We lost a good man
at the bus barn.
I want to tell you about my friend Carlos.
Around two years ago I met Diana, a bus driver in training. My friend and coworker, Ida, told me that Diana was a professional singer. I had seen Diana and said hello but we hadn’t met until then. Diana was very sweet and had a kind smile. She said she was from Colombia and had been living in Miami with her husband Carlos. Carlos was managing Diana’s music career. After a few years in Miami they decided to give Austin’s thriving music scene a try. I had seen Carlos around but we had not met. Diana introduced us and we liked each other instantly.
Diana had been working to improve her English and was looking for someone with whom she could sing in English and Spanish. My wife Chrissie had been working very intensely learning to speak Spanish and was doing very well. She was writing songs in Spanish and was actively looking for Spanish speaking musical partners.

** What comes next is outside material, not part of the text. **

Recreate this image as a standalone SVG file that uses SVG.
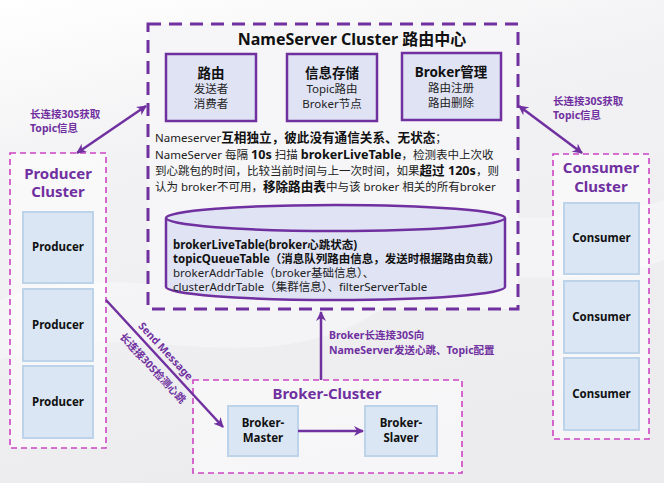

I said to Diana, “I have the perfect person for you to meet!”
Chrissie and Diana became fast friends and started working on music together. They sang a bilingual duet in which Diana sang in English while Chrissie sang in Spanish.
Carlos had a plan. They would move to Austin and work as school bus drivers while they got established in the music scene. The schedule would give him time to focus on furthering Diana’s music career.
The end of the school year was just around the bend when my friend Addie at the Westcave Preserve asked me if I would be interested in driving a bus for them that summer. Westcave Preserve is one of my favorite field trip destinations and I loved that she asked me but I had to decline as Chrissie and I would be traveling and touring all summer.
Soon after that, Carlos told me he was looking for part time summer work. He was the new guy and they didn’t have any summer routes available to him.
I said, “I have the perfect job for you!”
I put Carlos in touch with Addie and he got the summer job.
Carlos was very happy to be driving for Westcave Preserve doing nature field trips. He told me that he ran a non-profit nature conservancy organization in the past. It was perfect! I loved how things were falling into place for my new friends.
Then came the bomb shell. About a year ago Carlos was diagnosed with pancreatic cancer, the same disease that took my father three years earlier.
Carlos had a remarkably realistic, yet positive outlook.
He said the doctors told him he might have a year or so. Carlos told me that he didn’t necessarily believe them and their numbers. He was going to do his best to stick around and be healthy. He said, “If I am going to die, I’m going to live every day until I do.”
And live he did.
Carlos was out driving the bus whenever his health and chemo treatments allowed.
He and Diana traveled to Miami, France, Greece, and Colombia over the summer.
They spent time with family and friends.
Three days ago Chrissie and I visited Carlos in the hospital. He was weak and in pain but he smiled and welcomed us with open arms when he saw us. I played my guitar for him. He loved Pachelbel’s Canon in D so I played it.
I can’t say enough good things about Carlos. His presence made me feel like everything was going to be okay, even when it was obvious it wasn’t.
I’ll miss you, my friend.
I hope I don’t write another tribute for a long, long time.